*The exercise*:
Make an exact copy of all the material below, apart from the pictures.

*Supplied data*:

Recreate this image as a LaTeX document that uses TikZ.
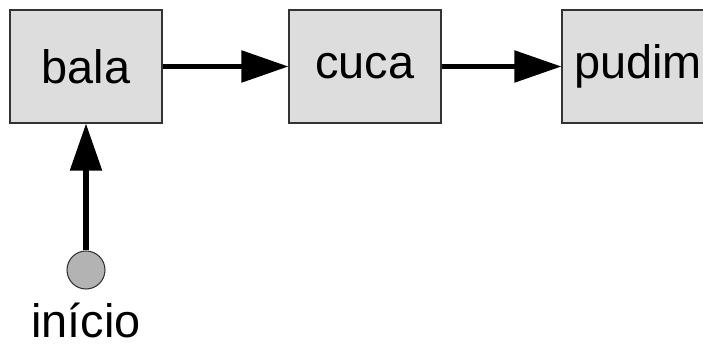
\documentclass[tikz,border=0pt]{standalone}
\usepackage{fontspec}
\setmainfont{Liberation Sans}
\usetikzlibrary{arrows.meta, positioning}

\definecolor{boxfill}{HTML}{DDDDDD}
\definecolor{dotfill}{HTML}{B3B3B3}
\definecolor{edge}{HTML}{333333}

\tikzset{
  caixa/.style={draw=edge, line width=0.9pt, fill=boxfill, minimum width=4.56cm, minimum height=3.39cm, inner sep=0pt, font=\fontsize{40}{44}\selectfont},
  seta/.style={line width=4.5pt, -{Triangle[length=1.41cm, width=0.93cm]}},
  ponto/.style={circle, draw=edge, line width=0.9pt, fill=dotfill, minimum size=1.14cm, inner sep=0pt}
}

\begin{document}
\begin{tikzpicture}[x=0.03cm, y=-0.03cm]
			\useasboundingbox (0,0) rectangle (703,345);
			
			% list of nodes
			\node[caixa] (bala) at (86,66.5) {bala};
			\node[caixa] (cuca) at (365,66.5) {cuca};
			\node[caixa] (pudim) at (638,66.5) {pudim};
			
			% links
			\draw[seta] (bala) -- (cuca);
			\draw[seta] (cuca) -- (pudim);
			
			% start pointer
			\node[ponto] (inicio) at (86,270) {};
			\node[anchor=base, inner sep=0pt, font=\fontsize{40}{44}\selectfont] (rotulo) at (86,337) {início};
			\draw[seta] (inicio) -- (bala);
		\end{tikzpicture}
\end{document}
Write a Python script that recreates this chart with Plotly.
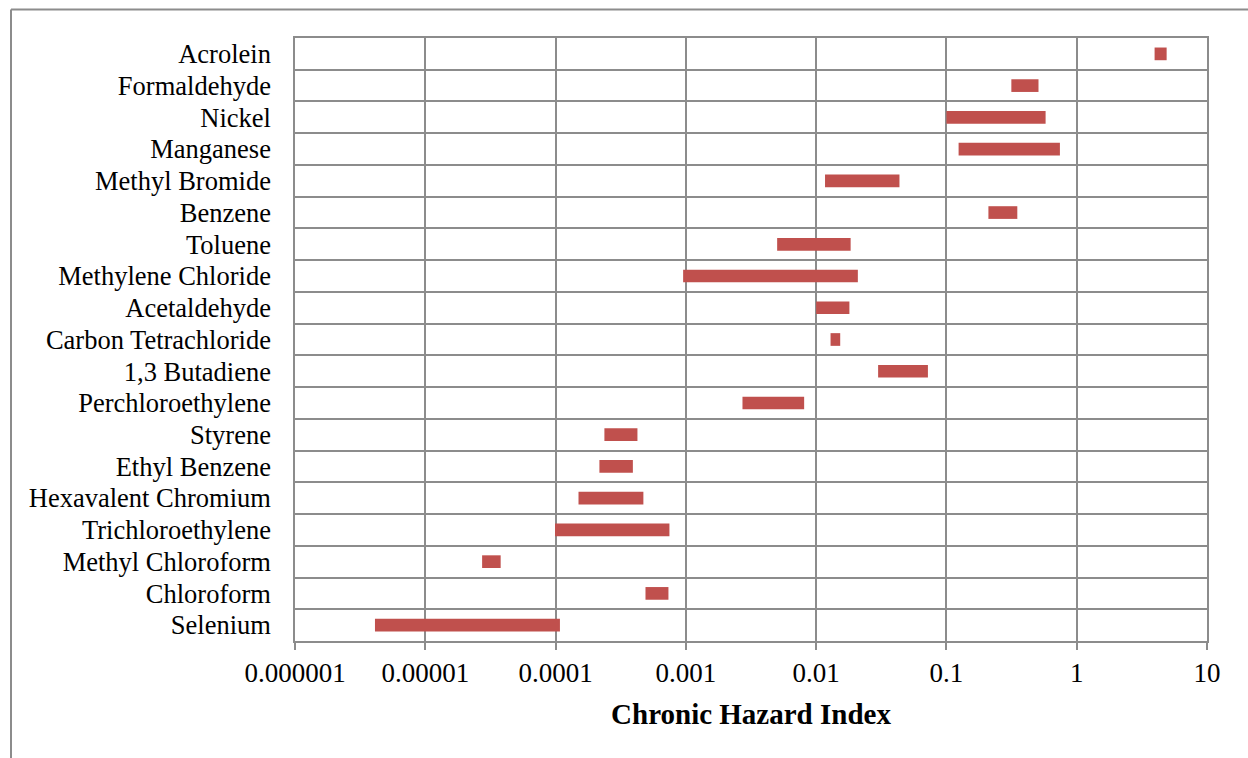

*Result for this task*:
Recreate this image as a LaTeX document that uses TikZ.
\documentclass[tikz,border=0pt]{standalone}
\usepackage{fontspec}
\setmainfont{Liberation Sans}
\usetikzlibrary{arrows.meta, positioning}

\definecolor{boxfill}{HTML}{DDDDDD}
\definecolor{dotfill}{HTML}{B3B3B3}
\definecolor{edge}{HTML}{333333}

\tikzset{
  caixa/.style={draw=edge, line width=0.9pt, fill=boxfill, minimum width=4.56cm, minimum height=3.39cm, inner sep=0pt, font=\fontsize{40}{44}\selectfont},
  seta/.style={line width=4.5pt, -{Triangle[length=1.41cm, width=0.93cm]}},
  ponto/.style={circle, draw=edge, line width=0.9pt, fill=dotfill, minimum size=1.14cm, inner sep=0pt}
}

\begin{document}
\begin{tikzpicture}[x=0.03cm, y=-0.03cm]
			\useasboundingbox (0,0) rectangle (703,345);
			
			% list of nodes
			\node[caixa] (bala) at (86,66.5) {bala};
			\node[caixa] (cuca) at (365,66.5) {cuca};
			\node[caixa] (pudim) at (638,66.5) {pudim};
			
			% links
			\draw[seta] (bala) -- (cuca);
			\draw[seta] (cuca) -- (pudim);
			
			% start pointer
			\node[ponto] (inicio) at (86,270) {};
			\node[anchor=base, inner sep=0pt, font=\fontsize{40}{44}\selectfont] (rotulo) at (86,337) {início};
			\draw[seta] (inicio) -- (bala);
		\end{tikzpicture}
\end{document}
Write a Python script that recreates this chart with Plotly.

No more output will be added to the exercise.